Setting the bar between middle class and wealthy at $250,000 isn’t a new idea. Former President Bill Clinton cited that figure when he campaigned on raising taxes on the wealthy in 1992, said Martin Sullivan, chief economist with Tax Analysts. After he was elected, Clinton instituted a new top tax bracket for those earning more than $250,000.
In their 2008 campaigns for the Democratic nomination, Hillary Clinton and Barack Obama both promised to hike taxes on the wealthy, whom they defined as earning more than $250,000. Obama then used this threshold for several of his tax changes. In the 2012 fiscal cliff deal with Congress, however, he agreed to raise the bar to $450,000 when it came to increasing income and capital gains rates on the rich.
Still, $250,000 is an arbitrary number, Sullivan said. While it doesn’t reflect the American middle class, Washington politicians and lobbyists use it because they are surrounded by people with higher incomes.
“$250,000 has become enshrined, but it’s not based on an economic study,” he said. “It’s a number people have become comfortable with.”
Not raising taxes on the middle class — which she is a centerpiece of Hillary Clinton’s campaign.
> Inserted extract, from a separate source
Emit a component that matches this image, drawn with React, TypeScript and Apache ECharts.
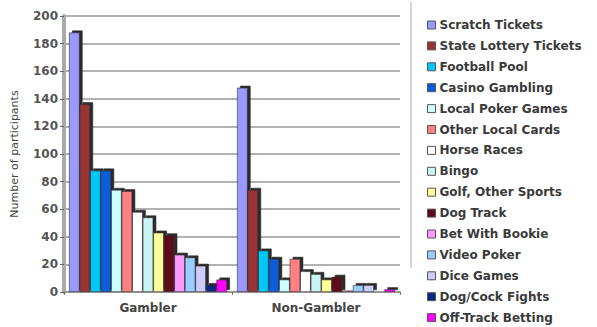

She pledged at the Democratic debate in December not to hike taxes on the middle class, noting that she made the same guarantee when she ran in 2008.
To pay for her spending plans — including making college more affordable and guaranteeing paid family leave — she would target the wealthy. For instance, she’d institute the so-called Buffett Rule, which requires those making more than $1 million to pay an effective tax rate of at least 30 percent. She’d also hike the estate tax, raise taxes on investment managers and impose a 4 percent surcharge on income over $5 million. She has yet to unveil a complete tax plan.
She has also lashed out at her rival for the Democratic nomination, saying part of Sanders’ plan calls for hiking taxes on everyone.
“I am convinced that raising incomes for hardworking families is the number one job of our economy. That’s why I believe you deserve a raise increase, not a tax increase, and I am not going to stand for that,” she said on the campaign trail last fall.
Sanders, whose campaign revolves around reducing income inequality, would mainly boost taxes on the wealthy, but he would also raise levies more broadly to pay for his universal health care and family leave proposals.
But Sanders also draws the line at $250,000, limiting several of his tax increases to those making more than $250,000. The Vermont senator would slap higher income and investment tax rates on taxpayers earning more than $250,000, as well as impose an additional payroll tax on wages above that amount to shore up Social Security.